Hay días que no se viven, solo se resisten


No todos los días se viven. Algunos se sobreviven, se arrastran, se soportan como una carga invisible que pesa sobre el cuerpo y embota la mente. Hay días que no se recuerdan con cariño ni con nostalgia, sino con una especie de agradecimiento apagado: por haberlos pasado sin quebrarse del todo. Días que no dejan historia, ni anécdota, ni logro, pero sí huella. Huella en la forma en que el cuerpo se tensiona al despertar, en la manera en que los pensamientos se apilan sin orden, en el silencio que queda al final, cuando cae la noche y uno se da cuenta de que está agotado sin haber hecho nada extraordinario.

Hablar de estos días incomoda. La cultura del rendimiento los rechaza. En un mundo que exige ser productivo, motivado, brillante y resiliente, resistir suena a fracaso. Sin embargo, resistir también es una forma de vida. Hay jornadas donde abrir los ojos ya es una pequeña victoria. Levantarse de la cama, aunque sea por inercia, representa un acto íntimo de coraje. Comer algo, responder un mensaje, llegar al final del día sin colapsar: gestos mínimos que, en determinados contextos, son gestas épicas.

¿Por qué hay días que pesan tanto? Porque muchas veces arrastran cargas invisibles. El duelo, la ansiedad, la soledad, la incertidumbre, el miedo. Las emociones no avisan cuándo se instalarán ni cuánto tiempo se quedarán. A veces, simplemente aparecen. Uno despierta y sabe —sin razón concreta— que ese día será más difícil que otros. La tristeza no necesita un evento. La angustia no requiere explicación. Hay estados del alma que se instalan sin permiso y hacen del presente un terreno espeso, difícil de caminar.

Y sin embargo, esos días siguen siendo parte de la vida. Negarlos, taparlos con positividad forzada, no los hace desaparecer. Al contrario: los silencia, los condena al rincón de lo que no se debe decir. Pero el malestar emocional necesita ser nombrado para ser comprendido. Decir "hoy no puedo con todo", "hoy me duele estar aquí", "hoy solo resisto", es también un acto de honestidad. Es una forma de hacer visible una lucha que suele llevarse en soledad.

La mayoría de nosotros ha vivido esos días. Algunos los atraviesan por dentro sin que nadie lo note. Se duchan, se visten, sonríen, trabajan, cumplen. Pero por dentro, cada movimiento es una negociación entre el deber y la desesperanza. Otros, simplemente se retiran: no contestan llamadas, no salen, no se muestran. Y se culpan por ello. Porque hemos aprendido que no estar "bien" es fallar. Y esa idea es profundamente injusta.

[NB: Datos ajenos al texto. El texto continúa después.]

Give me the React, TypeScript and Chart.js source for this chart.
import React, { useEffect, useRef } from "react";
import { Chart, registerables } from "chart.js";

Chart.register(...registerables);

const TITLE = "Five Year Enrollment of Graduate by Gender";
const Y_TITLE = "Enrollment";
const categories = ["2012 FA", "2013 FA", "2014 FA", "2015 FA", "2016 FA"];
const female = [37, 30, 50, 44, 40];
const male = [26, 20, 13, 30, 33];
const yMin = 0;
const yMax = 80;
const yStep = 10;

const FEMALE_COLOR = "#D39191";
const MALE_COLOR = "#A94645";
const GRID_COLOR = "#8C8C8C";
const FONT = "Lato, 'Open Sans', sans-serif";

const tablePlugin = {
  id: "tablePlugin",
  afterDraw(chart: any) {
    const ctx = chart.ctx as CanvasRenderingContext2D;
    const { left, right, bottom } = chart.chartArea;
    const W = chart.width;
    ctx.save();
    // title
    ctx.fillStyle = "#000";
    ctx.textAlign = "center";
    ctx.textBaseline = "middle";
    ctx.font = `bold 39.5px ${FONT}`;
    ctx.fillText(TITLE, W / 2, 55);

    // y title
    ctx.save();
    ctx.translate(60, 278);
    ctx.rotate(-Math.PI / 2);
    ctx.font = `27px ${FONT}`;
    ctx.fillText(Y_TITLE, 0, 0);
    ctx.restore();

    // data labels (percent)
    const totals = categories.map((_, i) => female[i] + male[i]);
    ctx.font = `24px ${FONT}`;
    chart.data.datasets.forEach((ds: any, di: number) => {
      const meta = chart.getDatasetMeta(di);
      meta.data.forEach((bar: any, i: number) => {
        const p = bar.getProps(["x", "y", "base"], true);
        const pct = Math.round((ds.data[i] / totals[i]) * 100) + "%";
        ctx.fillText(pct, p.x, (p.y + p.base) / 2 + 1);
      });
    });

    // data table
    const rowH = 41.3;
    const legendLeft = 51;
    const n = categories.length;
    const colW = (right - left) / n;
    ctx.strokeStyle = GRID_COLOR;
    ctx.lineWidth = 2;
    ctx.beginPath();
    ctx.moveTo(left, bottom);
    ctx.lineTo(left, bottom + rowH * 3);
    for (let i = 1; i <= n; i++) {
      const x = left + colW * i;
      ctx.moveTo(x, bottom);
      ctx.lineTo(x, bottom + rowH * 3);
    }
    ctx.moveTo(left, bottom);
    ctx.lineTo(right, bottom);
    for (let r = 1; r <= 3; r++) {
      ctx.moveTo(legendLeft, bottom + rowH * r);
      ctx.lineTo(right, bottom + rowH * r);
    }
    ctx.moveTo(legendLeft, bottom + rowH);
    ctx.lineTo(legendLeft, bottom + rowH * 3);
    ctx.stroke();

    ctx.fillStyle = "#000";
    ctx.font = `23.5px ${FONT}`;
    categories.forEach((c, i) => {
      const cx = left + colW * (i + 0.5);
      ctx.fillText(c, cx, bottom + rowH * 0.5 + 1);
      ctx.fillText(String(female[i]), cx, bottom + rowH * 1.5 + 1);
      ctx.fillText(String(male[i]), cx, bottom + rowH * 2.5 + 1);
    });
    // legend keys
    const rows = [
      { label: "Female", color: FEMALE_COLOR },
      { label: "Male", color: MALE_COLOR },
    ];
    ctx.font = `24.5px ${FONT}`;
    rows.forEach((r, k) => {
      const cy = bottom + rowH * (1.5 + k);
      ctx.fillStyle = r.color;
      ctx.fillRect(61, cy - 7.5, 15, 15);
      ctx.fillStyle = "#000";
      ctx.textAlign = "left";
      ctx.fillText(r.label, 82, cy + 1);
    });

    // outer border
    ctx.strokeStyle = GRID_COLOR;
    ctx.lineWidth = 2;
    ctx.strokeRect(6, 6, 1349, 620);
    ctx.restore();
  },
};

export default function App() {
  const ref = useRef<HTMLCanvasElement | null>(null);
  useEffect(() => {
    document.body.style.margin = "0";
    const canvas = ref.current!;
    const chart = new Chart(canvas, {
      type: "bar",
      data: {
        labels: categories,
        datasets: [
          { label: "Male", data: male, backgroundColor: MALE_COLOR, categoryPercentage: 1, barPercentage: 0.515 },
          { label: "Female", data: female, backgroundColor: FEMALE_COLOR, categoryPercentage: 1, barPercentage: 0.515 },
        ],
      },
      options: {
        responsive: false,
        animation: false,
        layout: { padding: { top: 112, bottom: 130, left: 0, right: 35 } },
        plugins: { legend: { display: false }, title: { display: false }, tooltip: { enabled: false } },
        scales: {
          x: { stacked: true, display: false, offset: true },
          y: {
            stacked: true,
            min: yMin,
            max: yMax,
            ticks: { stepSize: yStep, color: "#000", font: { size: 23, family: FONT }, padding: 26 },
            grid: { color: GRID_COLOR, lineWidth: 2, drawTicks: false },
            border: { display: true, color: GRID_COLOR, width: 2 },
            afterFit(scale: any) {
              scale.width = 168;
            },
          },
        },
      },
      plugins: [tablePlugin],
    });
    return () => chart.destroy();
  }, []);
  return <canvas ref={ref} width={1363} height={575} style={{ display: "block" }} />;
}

No hay cuerpo que funcione igual todos los días. No hay mente que se mantenga siempre lúcida. No hay corazón que no se fatigue. Pretender una vida sin sombras es negar la naturaleza humana. Los días que se resisten también enseñan. Son una forma de mirar el límite. De escuchar lo que habitualmente se calla. De reconocer que hay momentos donde no se trata de avanzar, sino de no derrumbarse.

Desde una perspectiva crítica, podríamos decir que esta exigencia constante de vitalidad, alegría y eficiencia forma parte de un sistema que premia la productividad por encima del bienestar. En esta lógica, los días de resistencia son vistos como anomalías, como errores del sistema. Pero son reales, frecuentes y humanos. Invisibilizarlos no solo aísla a quienes los viven, también refuerza una narrativa falsa sobre lo que significa "vivir bien".

No todos los días tienen que ser luminosos. No todas las etapas tienen que estar llenas de sentido. A veces, el alma simplemente se cansa. Y está bien. Lo importante es no convertir esa fatiga en vergüenza. Resistir no es rendirse. Es sostenerse cuando todo alrededor parece tambalearse. Es el intervalo entre una caída y la posibilidad de un nuevo comienzo.

En los días que solo se resisten también hay sabiduría. Se aprende a escuchar el cuerpo. A entender que descansar no es perder el tiempo. Que no todo malestar tiene solución inmediata, y que está bien no tener respuestas. Que uno puede sentirse perdido y, aun así, no estar del todo extraviado. Se aprende a convivir con el silencio, con el sinsentido, con el vacío. Y a no temerles tanto.

Y, a veces, al final de esos días pesados, queda una certeza sencilla pero poderosa: se pudo. No como triunfo, sino como resistencia. No como gloria, sino como supervivencia. Se pudo respirar, aunque doliera. Se pudo estar, aunque no se quisiera. Se pudo pasar ese día sin caer del todo.

Y eso, aunque el mundo no lo celebre, también es vida.